◆ BRIEF: Scan the lines below; pull out those with "this".

(Dataset entries)
* * * * * * * * *

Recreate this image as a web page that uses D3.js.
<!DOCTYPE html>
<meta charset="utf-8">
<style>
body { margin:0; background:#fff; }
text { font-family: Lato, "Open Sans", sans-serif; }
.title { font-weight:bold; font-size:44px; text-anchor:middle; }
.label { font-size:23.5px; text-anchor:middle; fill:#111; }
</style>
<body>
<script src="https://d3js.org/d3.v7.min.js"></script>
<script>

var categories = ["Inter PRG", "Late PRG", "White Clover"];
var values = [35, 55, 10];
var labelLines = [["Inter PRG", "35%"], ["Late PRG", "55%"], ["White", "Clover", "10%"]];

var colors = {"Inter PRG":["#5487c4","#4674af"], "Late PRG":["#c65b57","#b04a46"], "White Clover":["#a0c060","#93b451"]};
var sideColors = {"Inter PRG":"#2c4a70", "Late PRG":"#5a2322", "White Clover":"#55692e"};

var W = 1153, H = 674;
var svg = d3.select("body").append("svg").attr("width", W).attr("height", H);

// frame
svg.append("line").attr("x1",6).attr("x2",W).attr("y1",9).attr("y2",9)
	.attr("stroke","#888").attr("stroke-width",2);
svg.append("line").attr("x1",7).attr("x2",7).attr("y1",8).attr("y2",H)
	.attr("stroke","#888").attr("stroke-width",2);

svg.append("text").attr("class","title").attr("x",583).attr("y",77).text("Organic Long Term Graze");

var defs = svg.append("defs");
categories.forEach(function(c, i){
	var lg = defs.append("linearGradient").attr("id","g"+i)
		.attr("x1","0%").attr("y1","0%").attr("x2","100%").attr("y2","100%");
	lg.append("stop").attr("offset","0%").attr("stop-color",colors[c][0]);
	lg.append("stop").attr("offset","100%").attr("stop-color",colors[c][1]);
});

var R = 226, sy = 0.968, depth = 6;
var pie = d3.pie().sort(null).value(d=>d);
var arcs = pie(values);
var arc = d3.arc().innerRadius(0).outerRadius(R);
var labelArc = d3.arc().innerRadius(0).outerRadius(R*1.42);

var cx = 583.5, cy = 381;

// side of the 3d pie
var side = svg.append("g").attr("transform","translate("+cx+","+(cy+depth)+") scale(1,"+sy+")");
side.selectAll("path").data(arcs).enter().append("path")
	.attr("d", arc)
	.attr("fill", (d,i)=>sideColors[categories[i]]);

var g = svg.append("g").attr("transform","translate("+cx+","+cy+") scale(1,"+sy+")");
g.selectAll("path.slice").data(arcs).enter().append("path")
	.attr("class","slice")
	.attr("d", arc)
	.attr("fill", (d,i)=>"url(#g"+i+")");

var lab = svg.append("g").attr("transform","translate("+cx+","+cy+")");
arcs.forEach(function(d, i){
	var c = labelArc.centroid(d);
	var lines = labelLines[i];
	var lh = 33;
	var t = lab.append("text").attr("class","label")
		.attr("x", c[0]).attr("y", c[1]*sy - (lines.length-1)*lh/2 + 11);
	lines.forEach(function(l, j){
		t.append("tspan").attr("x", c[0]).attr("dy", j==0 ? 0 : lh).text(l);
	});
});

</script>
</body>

* * * * * * * * *

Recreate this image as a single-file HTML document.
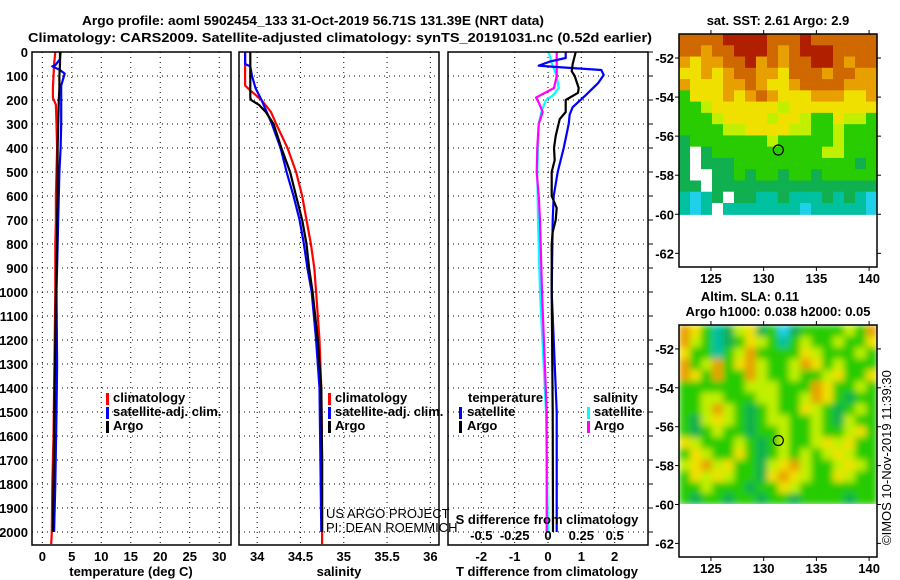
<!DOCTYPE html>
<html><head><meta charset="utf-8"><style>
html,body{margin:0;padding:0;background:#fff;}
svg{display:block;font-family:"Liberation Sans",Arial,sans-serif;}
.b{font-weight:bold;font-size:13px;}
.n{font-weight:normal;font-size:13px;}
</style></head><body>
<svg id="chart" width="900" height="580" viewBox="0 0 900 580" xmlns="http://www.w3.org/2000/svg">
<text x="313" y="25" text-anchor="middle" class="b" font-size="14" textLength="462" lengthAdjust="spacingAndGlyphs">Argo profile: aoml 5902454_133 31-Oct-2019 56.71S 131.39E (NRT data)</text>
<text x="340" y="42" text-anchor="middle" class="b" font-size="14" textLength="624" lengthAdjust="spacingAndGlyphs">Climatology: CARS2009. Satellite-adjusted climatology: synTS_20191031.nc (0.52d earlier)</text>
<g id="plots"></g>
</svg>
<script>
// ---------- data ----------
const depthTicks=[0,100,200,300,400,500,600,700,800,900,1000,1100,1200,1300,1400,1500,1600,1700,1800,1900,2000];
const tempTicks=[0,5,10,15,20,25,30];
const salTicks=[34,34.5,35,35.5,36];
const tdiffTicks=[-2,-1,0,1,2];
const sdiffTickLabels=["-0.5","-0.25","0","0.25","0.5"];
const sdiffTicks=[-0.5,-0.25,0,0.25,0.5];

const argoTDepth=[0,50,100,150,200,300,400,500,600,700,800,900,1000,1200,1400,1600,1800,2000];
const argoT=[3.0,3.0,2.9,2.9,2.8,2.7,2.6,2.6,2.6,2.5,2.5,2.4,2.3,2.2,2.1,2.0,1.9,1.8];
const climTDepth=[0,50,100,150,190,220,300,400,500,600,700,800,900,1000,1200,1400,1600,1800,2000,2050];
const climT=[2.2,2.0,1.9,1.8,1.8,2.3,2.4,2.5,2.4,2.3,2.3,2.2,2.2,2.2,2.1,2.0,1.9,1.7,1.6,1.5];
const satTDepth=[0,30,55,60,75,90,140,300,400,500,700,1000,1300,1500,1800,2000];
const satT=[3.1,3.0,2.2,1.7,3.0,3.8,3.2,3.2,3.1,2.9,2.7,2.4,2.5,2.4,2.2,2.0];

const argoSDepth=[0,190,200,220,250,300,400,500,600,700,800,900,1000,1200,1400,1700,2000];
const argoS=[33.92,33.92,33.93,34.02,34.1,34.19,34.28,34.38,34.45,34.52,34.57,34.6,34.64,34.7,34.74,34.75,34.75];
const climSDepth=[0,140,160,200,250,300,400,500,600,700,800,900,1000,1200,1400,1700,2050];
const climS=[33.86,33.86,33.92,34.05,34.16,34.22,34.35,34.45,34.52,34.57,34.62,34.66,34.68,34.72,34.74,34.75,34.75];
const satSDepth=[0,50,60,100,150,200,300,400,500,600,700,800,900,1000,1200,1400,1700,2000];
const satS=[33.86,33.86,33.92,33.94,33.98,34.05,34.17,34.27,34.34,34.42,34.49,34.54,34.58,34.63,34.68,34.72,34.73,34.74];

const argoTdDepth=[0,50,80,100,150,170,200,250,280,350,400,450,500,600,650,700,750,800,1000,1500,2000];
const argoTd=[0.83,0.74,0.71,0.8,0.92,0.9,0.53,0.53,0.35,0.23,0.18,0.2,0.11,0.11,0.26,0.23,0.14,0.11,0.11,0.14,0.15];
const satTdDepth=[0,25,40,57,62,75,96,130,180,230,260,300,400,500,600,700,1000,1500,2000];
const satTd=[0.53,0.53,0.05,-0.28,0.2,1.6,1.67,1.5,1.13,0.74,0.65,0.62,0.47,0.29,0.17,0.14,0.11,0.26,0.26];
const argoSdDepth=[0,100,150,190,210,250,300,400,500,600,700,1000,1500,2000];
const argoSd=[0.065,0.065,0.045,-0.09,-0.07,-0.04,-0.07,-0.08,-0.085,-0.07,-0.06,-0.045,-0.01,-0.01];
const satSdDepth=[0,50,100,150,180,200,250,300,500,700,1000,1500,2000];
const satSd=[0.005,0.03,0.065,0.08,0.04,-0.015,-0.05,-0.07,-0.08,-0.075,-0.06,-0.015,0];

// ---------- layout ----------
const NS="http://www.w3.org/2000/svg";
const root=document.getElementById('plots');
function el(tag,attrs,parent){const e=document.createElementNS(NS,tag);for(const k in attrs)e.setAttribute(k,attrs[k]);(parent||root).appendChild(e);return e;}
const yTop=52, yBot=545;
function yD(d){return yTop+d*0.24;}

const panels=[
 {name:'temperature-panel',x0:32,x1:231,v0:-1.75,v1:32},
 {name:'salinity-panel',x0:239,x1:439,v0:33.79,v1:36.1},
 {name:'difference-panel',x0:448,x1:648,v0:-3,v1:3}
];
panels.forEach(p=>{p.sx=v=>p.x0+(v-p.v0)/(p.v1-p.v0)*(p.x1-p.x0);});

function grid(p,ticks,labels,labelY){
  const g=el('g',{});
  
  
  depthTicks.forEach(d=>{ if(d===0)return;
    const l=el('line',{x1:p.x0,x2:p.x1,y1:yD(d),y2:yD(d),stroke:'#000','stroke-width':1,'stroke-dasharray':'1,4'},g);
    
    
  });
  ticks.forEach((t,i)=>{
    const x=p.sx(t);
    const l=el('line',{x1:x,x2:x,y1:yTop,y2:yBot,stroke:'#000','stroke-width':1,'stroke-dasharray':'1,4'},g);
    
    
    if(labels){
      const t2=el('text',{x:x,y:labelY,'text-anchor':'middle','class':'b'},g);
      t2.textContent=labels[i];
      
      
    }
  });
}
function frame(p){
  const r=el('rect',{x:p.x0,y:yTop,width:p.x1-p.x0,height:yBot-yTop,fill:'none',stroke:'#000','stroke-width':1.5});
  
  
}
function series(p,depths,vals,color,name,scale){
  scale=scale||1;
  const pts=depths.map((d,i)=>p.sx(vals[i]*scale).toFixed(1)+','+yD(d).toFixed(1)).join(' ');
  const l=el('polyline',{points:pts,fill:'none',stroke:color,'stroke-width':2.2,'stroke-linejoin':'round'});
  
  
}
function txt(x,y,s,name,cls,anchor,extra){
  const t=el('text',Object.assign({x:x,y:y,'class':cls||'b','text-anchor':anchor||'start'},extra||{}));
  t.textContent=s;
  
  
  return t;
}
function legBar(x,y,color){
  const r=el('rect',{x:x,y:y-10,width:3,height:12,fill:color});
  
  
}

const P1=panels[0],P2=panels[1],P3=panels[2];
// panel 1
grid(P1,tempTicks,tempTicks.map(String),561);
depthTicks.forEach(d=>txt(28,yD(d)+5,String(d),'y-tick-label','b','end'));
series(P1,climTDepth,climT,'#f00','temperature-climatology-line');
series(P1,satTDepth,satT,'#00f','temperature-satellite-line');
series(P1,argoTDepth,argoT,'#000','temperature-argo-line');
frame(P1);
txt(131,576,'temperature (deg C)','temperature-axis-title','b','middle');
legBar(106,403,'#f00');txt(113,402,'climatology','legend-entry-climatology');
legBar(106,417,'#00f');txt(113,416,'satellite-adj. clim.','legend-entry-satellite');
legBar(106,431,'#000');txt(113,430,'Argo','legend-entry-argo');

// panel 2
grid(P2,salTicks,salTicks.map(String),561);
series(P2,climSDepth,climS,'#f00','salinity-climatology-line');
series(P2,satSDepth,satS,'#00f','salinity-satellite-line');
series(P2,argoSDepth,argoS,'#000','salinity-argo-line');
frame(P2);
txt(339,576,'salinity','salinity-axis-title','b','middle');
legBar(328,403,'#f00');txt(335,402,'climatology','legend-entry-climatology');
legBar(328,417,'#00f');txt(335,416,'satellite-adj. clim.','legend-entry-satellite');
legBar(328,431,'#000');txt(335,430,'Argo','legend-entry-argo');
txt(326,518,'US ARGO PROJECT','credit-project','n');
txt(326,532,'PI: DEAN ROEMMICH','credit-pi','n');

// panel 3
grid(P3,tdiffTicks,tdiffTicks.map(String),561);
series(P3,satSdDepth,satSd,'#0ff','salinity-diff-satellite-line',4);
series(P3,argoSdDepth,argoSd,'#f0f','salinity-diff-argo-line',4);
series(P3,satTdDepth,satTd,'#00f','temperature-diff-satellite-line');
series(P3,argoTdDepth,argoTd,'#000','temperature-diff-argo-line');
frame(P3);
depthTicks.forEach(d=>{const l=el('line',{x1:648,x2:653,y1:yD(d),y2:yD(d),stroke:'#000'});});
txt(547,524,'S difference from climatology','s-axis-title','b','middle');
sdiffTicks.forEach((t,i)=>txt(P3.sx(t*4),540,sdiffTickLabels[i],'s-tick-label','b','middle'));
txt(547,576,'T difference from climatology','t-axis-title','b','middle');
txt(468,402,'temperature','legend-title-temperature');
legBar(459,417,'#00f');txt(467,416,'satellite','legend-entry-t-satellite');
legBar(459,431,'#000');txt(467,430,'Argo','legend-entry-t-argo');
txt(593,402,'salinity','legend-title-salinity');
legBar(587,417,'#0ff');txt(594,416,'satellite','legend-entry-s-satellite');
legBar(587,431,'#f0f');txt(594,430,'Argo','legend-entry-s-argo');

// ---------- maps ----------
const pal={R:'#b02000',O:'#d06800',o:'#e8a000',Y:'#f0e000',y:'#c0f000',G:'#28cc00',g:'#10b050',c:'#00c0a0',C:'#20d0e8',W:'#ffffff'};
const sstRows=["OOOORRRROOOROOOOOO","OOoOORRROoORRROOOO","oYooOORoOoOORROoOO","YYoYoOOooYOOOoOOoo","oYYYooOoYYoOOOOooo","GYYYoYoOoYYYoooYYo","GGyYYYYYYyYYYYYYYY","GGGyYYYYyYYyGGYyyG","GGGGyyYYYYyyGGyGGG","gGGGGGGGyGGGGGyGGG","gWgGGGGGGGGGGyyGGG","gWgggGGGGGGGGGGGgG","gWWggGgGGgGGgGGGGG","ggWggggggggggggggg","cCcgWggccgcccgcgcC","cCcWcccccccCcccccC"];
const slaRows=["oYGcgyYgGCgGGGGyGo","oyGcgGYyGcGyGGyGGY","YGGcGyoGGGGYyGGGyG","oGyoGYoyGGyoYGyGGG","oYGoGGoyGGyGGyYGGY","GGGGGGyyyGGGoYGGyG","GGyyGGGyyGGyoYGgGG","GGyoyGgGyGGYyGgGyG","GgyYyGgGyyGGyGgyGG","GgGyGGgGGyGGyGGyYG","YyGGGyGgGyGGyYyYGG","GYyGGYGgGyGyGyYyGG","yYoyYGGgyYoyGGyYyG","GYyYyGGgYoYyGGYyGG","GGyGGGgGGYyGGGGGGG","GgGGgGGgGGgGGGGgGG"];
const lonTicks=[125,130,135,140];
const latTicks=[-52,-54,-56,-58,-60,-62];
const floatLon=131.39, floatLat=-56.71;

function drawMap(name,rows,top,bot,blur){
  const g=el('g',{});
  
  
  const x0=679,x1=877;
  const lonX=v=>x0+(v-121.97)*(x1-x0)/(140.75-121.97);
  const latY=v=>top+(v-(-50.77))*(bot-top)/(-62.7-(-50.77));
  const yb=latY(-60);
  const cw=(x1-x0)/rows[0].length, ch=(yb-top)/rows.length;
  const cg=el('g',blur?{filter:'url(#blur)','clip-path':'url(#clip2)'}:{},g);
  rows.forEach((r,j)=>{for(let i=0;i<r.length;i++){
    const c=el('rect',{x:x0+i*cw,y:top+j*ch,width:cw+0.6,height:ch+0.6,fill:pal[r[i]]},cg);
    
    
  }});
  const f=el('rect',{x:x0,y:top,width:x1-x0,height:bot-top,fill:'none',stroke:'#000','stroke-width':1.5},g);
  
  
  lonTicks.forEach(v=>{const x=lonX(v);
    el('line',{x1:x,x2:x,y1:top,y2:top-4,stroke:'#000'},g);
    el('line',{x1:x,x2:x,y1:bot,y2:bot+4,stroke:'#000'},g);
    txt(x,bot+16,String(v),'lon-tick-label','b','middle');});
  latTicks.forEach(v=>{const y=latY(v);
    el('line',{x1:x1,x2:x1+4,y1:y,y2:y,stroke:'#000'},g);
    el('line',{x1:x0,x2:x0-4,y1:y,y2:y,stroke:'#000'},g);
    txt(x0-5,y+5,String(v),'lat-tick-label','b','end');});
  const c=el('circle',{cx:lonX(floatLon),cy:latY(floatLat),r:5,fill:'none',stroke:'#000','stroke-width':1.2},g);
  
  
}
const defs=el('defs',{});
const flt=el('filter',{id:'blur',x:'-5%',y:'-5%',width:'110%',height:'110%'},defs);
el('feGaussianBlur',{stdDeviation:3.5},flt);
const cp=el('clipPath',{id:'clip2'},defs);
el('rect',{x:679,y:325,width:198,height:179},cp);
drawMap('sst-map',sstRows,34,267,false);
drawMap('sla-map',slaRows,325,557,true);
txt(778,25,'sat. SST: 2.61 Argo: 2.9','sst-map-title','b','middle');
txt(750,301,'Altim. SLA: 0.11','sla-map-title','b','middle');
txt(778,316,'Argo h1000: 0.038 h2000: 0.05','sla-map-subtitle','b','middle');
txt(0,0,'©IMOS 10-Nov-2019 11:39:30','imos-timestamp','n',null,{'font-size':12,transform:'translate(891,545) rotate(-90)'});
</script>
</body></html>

* * * * * * * * *

◆ CORRECT RESPONSE:
Recreate this image as a web page that uses D3.js.
Recreate this image as a single-file HTML document.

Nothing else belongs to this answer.